Véndame ¢500 de queso. En 1956, don Francisco Moraga compró un televisor. En la sala de su casa puso bancas y armó un espacio para que la gente pudiera venir a ver. Fue el primer tele en Buenos Aires de Santa Cruz y para verlo cobraba “un cinco”. Dejaban la programación hasta que se acababa. A doña Raimunda Gutiérrez, la esposa de don Francisco, se le ocurrió empezar a vender helados en bolsas y vasos de resbaladera y así empezó “la pulpería de doña Munda”, como la conocen en el barrio. Desde hace cuatro años le pertenece a los nietos de don Francisco y doña Munda: Lidia y Hector Briceño.
¿Qué me alcanza con esto? Cuando iniciaron el negocio, el Abastecedor La Esquina, era uno de los únicos lugares para comprar, no existían supermercados ni almacenes en Sardinal. Según la propietaria, la situación ha cambiado mucho, y es difícil mantener ahora un negocio tan pequeño y competir con los precios de las cadenas más grandes, así que su negocio se sostiene gracias a las ventas más pequeñas y el trato familiar.
¿Tiene bolis congelados?. Las pulperías rurales son como estampitas del pasado. Un pasado en el que se compraban cinco confites con cinco colones y bolis grandes a diez.
¿A cómo tiene la mejoralita? Según don Justo Luis Barrantes, esta es la casa más antigua de San José de Pinilla. La construyó don Serafín (el tío de la esposa de don Justo), como su casa de habitación. Más adelante, hizo la pulpería ahí mismo, en la parte más cercana a la calle.
Don Justo la tiene desde hace unos 30 años, la compró con un préstamo que recibió del extinto Banco Anglo. Dice que, al principio, solo en el verano se podía traer la mercadería en carro, en el invierno había que traerla en carreta con bueyes porque se crecía el río.
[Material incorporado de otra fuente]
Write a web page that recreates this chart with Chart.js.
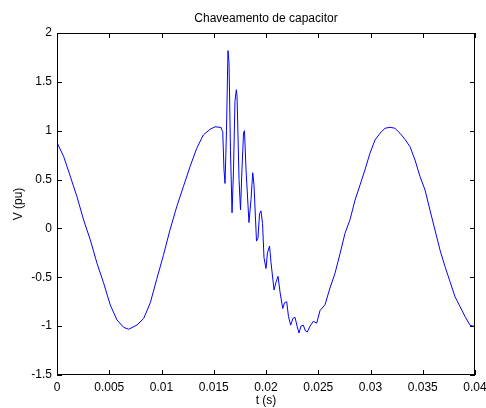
<!DOCTYPE html>
<html>
<head>
<meta charset="utf-8">
<script src="https://cdn.jsdelivr.net/npm/chart.js@4"></script>
<style>
  body { margin: 0; background: #fff; }
</style>
</head>
<body>
<canvas id="chaveamento" width="486" height="408"></canvas>
<script>
// tempo (s) e tensão (pu)
const tSec = [
  0, 0.00064, 0.00128, 0.00191, 0.00255, 0.00319, 0.00383, 0.00447, 0.0051, 0.00574,
  0.00638, 0.00686, 0.00766, 0.0083, 0.00893, 0.00954, 0.01017, 0.01081, 0.01146, 0.01209,
  0.01273, 0.01337, 0.014, 0.01464, 0.01512, 0.0156,
  0.01569, 0.01586, 0.01598, 0.01608, 0.01622, 0.01636, 0.01646, 0.0166, 0.01675, 0.01689,
  0.01703, 0.01716, 0.01723, 0.01742, 0.01756, 0.0177, 0.01785, 0.01794, 0.01809, 0.01837,
  0.01857, 0.01873, 0.01885, 0.01909, 0.01923, 0.01938, 0.01952, 0.01967, 0.01981, 0.02,
  0.02014, 0.02034, 0.02048, 0.02077, 0.02096, 0.02115, 0.02134, 0.0216, 0.02177, 0.02198,
  0.02215, 0.02236, 0.02258, 0.02278, 0.02297, 0.02316, 0.02335, 0.02357, 0.02378, 0.02395,
  0.02421, 0.02453, 0.02485, 0.02517,
  0.02565, 0.02612, 0.0266, 0.02708, 0.02756, 0.02804, 0.02852, 0.029, 0.02947, 0.02995,
  0.03043, 0.03091, 0.03139, 0.03187, 0.03234, 0.03282, 0.0333, 0.03378, 0.03426, 0.03474,
  0.03522, 0.03569, 0.03617, 0.03665, 0.03713, 0.03761, 0.03809, 0.03857, 0.03904, 0.03952, 0.04
];
const vPu = [
  0.878, 0.735, 0.53, 0.325, 0.086, -0.119, -0.357, -0.562, -0.784, -0.937,
  -1.012, -1.032, -0.988, -0.92, -0.76, -0.52, -0.28, -0.016, 0.223, 0.427,
  0.632, 0.82, 0.956, 1.014, 1.04, 1.035,
  1.03, 0.99, 0.6, 0.46, 1.0, 1.82, 1.7, 0.8, 0.16, 0.6,
  1.3, 1.42, 1.35, 0.5, 0.19, 0.6, 0.98, 1.0, 0.6, 0.06,
  0.3, 0.57, 0.45, -0.13, -0.1, 0.15, 0.18, 0.05, -0.3, -0.41,
  -0.25, -0.18, -0.35, -0.63, -0.55, -0.49, -0.65, -0.82, -0.76, -0.75,
  -0.9, -0.99, -0.92, -0.91, -1.0, -1.07, -1.0, -0.99, -1.05, -1.06,
  -1.0, -0.95, -0.97, -0.84,
  -0.78, -0.61, -0.46, -0.26, -0.05, 0.09, 0.29, 0.445, 0.6, 0.77,
  0.905, 0.974, 1.025, 1.035, 1.025, 0.974, 0.912, 0.836, 0.7, 0.53,
  0.393, 0.188, -0.016, -0.22, -0.39, -0.545, -0.7, -0.8, -0.9, -0.99, -1.005
];

const font = { family: '"Liberation Sans", Arial, sans-serif', size: 12 };

// caixa preta com marcas de escala para dentro (estilo MATLAB)
const frame = {
  id: 'frame',
  afterDatasetsDraw(chart) {
    const { ctx, chartArea: a, scales: { x, y } } = chart;
    ctx.save();
    ctx.strokeStyle = '#000';
    ctx.lineWidth = 1;
    ctx.beginPath();
    x.ticks.forEach(t => {
      const px = Math.round(x.getPixelForValue(t.value)) + 0.5;
      ctx.moveTo(px, a.bottom); ctx.lineTo(px, a.bottom - 5);
      ctx.moveTo(px, a.top); ctx.lineTo(px, a.top + 5);
    });
    y.ticks.forEach(t => {
      const py = Math.round(y.getPixelForValue(t.value)) + 0.5;
      ctx.moveTo(a.left, py); ctx.lineTo(a.left + 5, py);
      ctx.moveTo(a.right, py); ctx.lineTo(a.right - 5, py);
    });
    ctx.stroke();
    ctx.strokeRect(a.left + 0.5, a.top + 0.5, a.right - a.left - 1, a.bottom - a.top - 1);
    ctx.restore();
  }
};

new Chart(document.getElementById('chaveamento'), {
  type: 'line',
  data: {
    datasets: [{
      data: tSec.map((t, i) => ({ x: t, y: vPu[i] })),
      borderColor: '#0000ff',
      borderWidth: 1,
      pointRadius: 0,
      tension: 0,
      fill: false
    }]
  },
  options: {
    responsive: false,
    devicePixelRatio: 1,
    animation: false,
    layout: { padding: { left: 0, right: 11, top: 0, bottom: 0 } },
    plugins: {
      legend: { display: false },
      tooltip: { enabled: false },
      title: {
        display: true,
        text: 'Chaveamento de capacitor',
        fullSize: false,
        color: '#000',
        font: { ...font, weight: 'normal' },
        padding: { top: 11, bottom: 7.6 }
      }
    },
    scales: {
      x: {
        type: 'linear',
        min: 0,
        max: 0.04,
        grid: { display: false, drawTicks: false },
        border: { display: false },
        ticks: {
          stepSize: 0.005,
          autoSkip: false,
          maxRotation: 0,
          color: '#000',
          font: font,
          padding: 5,
          callback: v => String(+v.toFixed(3))
        },
        title: { display: true, text: 't (s)', color: '#000', font: font, padding: { top: 0, bottom: 0 } },
        afterFit(scale) { scale.height = 33; scale.paddingLeft = 0; scale.paddingRight = 0; }
      },
      y: {
        min: -1.5,
        max: 2,
        grid: { display: false, drawTicks: false },
        border: { display: false },
        ticks: {
          stepSize: 0.5,
          color: '#000',
          font: font,
          padding: 5,
          callback: v => String(+v.toFixed(1))
        },
        title: { display: true, text: 'V (pu)', color: '#000', font: font, padding: { top: 11, bottom: 0 } },
        afterFit(scale) { scale.width = 57; scale.paddingTop = 0; scale.paddingBottom = 0; }
      }
    }
  },
  plugins: [frame]
});
</script>
</body>
</html>
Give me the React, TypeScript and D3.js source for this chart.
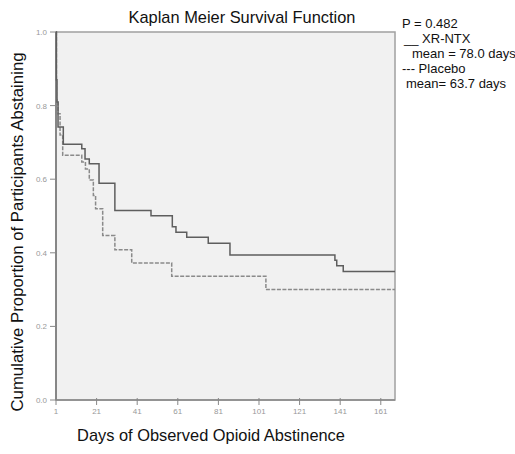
import React from "react";
import * as d3 from "d3";

const xrTimes = [1, 1.2, 1.5, 2, 4.6, 13.7, 15.3, 17.4, 22.2, 30, 47.8, 58.3, 60.1, 65.4, 76, 86.7, 138.4, 139.3, 142.5];
const xrSurv = [1.0, 0.87, 0.81, 0.742, 0.695, 0.683, 0.655, 0.642, 0.589, 0.515, 0.501, 0.471, 0.456, 0.442, 0.426, 0.394, 0.38, 0.365, 0.349];
const plTimes = [1, 1.2, 2, 3, 4.3, 13.7, 15.5, 17.4, 19.4, 20.5, 24, 30, 38.3, 58, 104.4];
const plSurv = [1.0, 0.815, 0.778, 0.72, 0.665, 0.647, 0.628, 0.598, 0.556, 0.52, 0.447, 0.408, 0.372, 0.336, 0.3];
const xTicks = [1, 21, 41, 61, 81, 101, 121, 141, 161];
const yTicks = [0, 0.2, 0.4, 0.6, 0.8, 1.0];
const xMax = 168;
const legendLines = ["P = 0.482", "__ XR-NTX", "mean = 78.0 days", "--- Placebo", "mean= 63.7 days"];
const legendIndent = [0, 2, 10, 0, 4];

const FONT = "'Liberation Sans', Arial, Helvetica, sans-serif";

export default function App() {
  const W = 515, H = 454;
  const left = 56, right = 395, top = 32, bottom = 400;
  const x = d3.scaleLinear().domain([1, xMax]).range([left, right]);
  const y = d3.scaleLinear().domain([0, 1]).range([bottom, top]);
  const line = d3
    .line<[number, number]>()
    .x((d) => x(d[0]))
    .y((d) => y(d[1]))
    .curve(d3.curveStepAfter);
  const xrData: [number, number][] = xrTimes.map((t, i) => [t, xrSurv[i]]);
  xrData.push([xMax, xrSurv[xrSurv.length - 1]]);
  const plData: [number, number][] = plTimes.map((t, i) => [t, plSurv[i]]);
  plData.push([xMax, plSurv[plSurv.length - 1]]);

  return (
    <svg width={W} height={H} style={{ position: "absolute", left: 0, top: 0, background: "#fff" }} fontFamily={FONT}>
      <rect x={left} y={top} width={right - left} height={bottom - top} fill="#f1f1f1" stroke="#a0a0a0" strokeWidth={1.5} />
      <line x1={left} x2={left} y1={top} y2={bottom} stroke="#777" strokeWidth={1.5} />
      <line x1={left} x2={right} y1={bottom} y2={bottom} stroke="#888" strokeWidth={1.5} />
      {yTicks.map((t) => (
        <g key={"y" + t}>
          <line x1={left - 6} x2={left} y1={y(t)} y2={y(t)} stroke="#888" strokeWidth={1} />
          <text x={left - 9} y={y(t) + 3} fontSize={8} fill="#999" textAnchor="end">
            {t.toFixed(1)}
          </text>
        </g>
      ))}
      {xTicks.map((t) => (
        <g key={"x" + t}>
          <line x1={x(t)} x2={x(t)} y1={bottom - 2} y2={bottom + 5} stroke="#888" strokeWidth={1} />
          <text x={x(t)} y={bottom + 14} fontSize={8} fill="#999" textAnchor="middle">
            {t}
          </text>
        </g>
      ))}
      <path d={line(plData) || ""} fill="none" stroke="#8a8a8a" strokeWidth={1.5} strokeDasharray="4,1.5" />
      <path d={line(xrData) || ""} fill="none" stroke="#5e5e5e" strokeWidth={1.5} />
      <text x={242} y={23} fontSize={16.4} textAnchor="middle" fill="#111">
        Kaplan Meier Survival Function
      </text>
      <text x={211} y={441} fontSize={16.4} textAnchor="middle" fill="#111">
        Days of Observed Opioid Abstinence
      </text>
      <text transform={`translate(23,232) rotate(-90)`} fontSize={16.8} textAnchor="middle" fill="#111">
        Cumulative Proportion of Participants Abstaining
      </text>
      {legendLines.map((s, i) => (
        <text key={"l" + i} x={402 + legendIndent[i]} y={28 + i * 15} fontSize={13} fill="#111">
          {s}
        </text>
      ))}
    </svg>
  );
}
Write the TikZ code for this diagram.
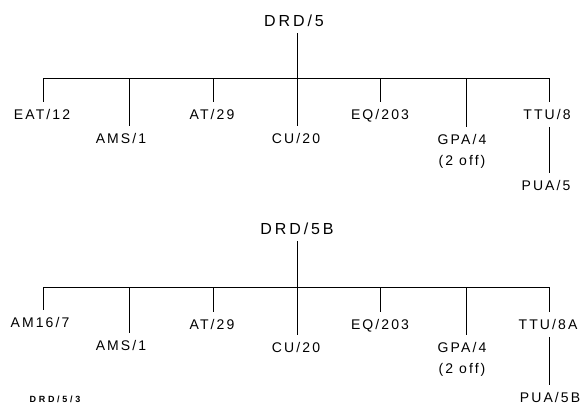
\documentclass[tikz,border=0pt]{standalone}
\usepackage{fontspec}
\setmainfont{Liberation Sans}
\newfontfamily\labfont[LetterSpace=15]{Liberation Sans}
\newfontfamily\rootfont[LetterSpace=18]{Liberation Sans}
\newfontfamily\tagfont[LetterSpace=30]{Liberation Sans}
\begin{document}
\begin{tikzpicture}[x=1bp,y=-1bp,line width=0.9bp,
  lab/.style={font=\fontsize{14bp}{20bp}\selectfont\labfont, inner xsep=0pt, inner ysep=7bp,
              text height=10bp, text depth=0pt, anchor=north},
  note/.style={font=\fontsize{14bp}{20bp}\selectfont\labfont, inner sep=0pt,
              text height=10bp, text depth=0pt, anchor=north},
  rootlab/.style={font=\fontsize{16bp}{18bp}\selectfont\rootfont, inner xsep=0pt, inner ysep=6bp,
              text height=11.5bp, text depth=0pt},
  taglab/.style={font=\fontsize{9bp}{10bp}\selectfont\tagfont\bfseries, inner sep=0pt}]
\useasboundingbox (0,0) rectangle (582,405);

% ---------- top tree ----------
\node[rootlab] (r1) at (294,21) {DRD/5};
\coordinate (t1) at (43,78);
\coordinate (t2) at (129,78);
\coordinate (t3) at (213,78);
\coordinate (t4) at (297,78);
\coordinate (t5) at (380,78);
\coordinate (t6) at (466,78);
\coordinate (t7) at (549,78);
\node[lab] (eat) at (42,102) {EAT/12};
\node[lab] (ams) at (121,126) {AMS/1};
\node[lab] (at) at (212,102) {AT/29};
\node[lab] (cu) at (296,126) {CU/20};
\node[lab] (eq) at (380,102) {EQ/203};
\node[lab] (gpa) at (462,127) {GPA/4};
\node[note] (off) at ([yshift=-3bp]gpa.south) {(2 off)};
\node[lab] (ttu) at (547,102) {TTU/8};
\node[lab] (pua) at (546,173) {PUA/5};
\draw (t1) -- (t7);
\draw (r1.south -| t4) -- (cu.north -| t4);
\draw (t1) -- (eat.north -| t1);
\draw (t2) -- (ams.north -| t2);
\draw (t3) -- (at.north -| t3);
\draw (t5) -- (eq.north -| t5);
\draw (t6) -- (gpa.north -| t6);
\draw (t7) -- (ttu.north -| t7);
\draw (ttu.south -| t7) -- (pua.north -| t7);

% ---------- bottom tree ----------
\node[rootlab] (r2) at (297,229) {DRD/5B};
\coordinate (b1) at (43,287);
\coordinate (b2) at (129,287);
\coordinate (b3) at (213,287);
\coordinate (b4) at (297,287);
\coordinate (b5) at (380,287);
\coordinate (b6) at (466,287);
\coordinate (b7) at (549,287);
\node[lab] (am) at (40,310) {AM16/7};
\node[lab] (ams2) at (121,333) {AMS/1};
\node[lab] (at2) at (212,312) {AT/29};
\node[lab] (cu2) at (296,335) {CU/20};
\node[lab] (eq2) at (380,312) {EQ/203};
\node[lab] (gpa2) at (462,335) {GPA/4};
\node[note] (off2) at ([yshift=-3bp]gpa2.south) {(2 off)};
\node[lab] (ttu2) at (548,312) {TTU/8A};
\node[lab] (pua2) at (550,385) {PUA/5B};
\draw (b1) -- (b7);
\draw (r2.south -| b4) -- (cu2.north -| b4);
\draw (b1) -- (am.north -| b1);
\draw (b2) -- (ams2.north -| b2);
\draw (b3) -- (at2.north -| b3);
\draw (b5) -- (eq2.north -| b5);
\draw (b6) -- (gpa2.north -| b6);
\draw (b7) -- (ttu2.north -| b7);
\draw (ttu2.south -| b7) -- (pua2.north -| b7);

\node[taglab] (tag) at (55,399) {DRD/5/3};
\end{tikzpicture}
\end{document}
¿Me lo apunta? Algunas cosas han cambiado en las pulperías, pero ese método de apuntar las pequeñas deudas que se van acumulando en una libreta todavía permanece, dice Lidia Briceño. Los clientes van abonando cada vez que pueden: un sistema de confianza y necesidad que tanto el cliente como el pulpero necesitan: mejor vender fiado que no vender.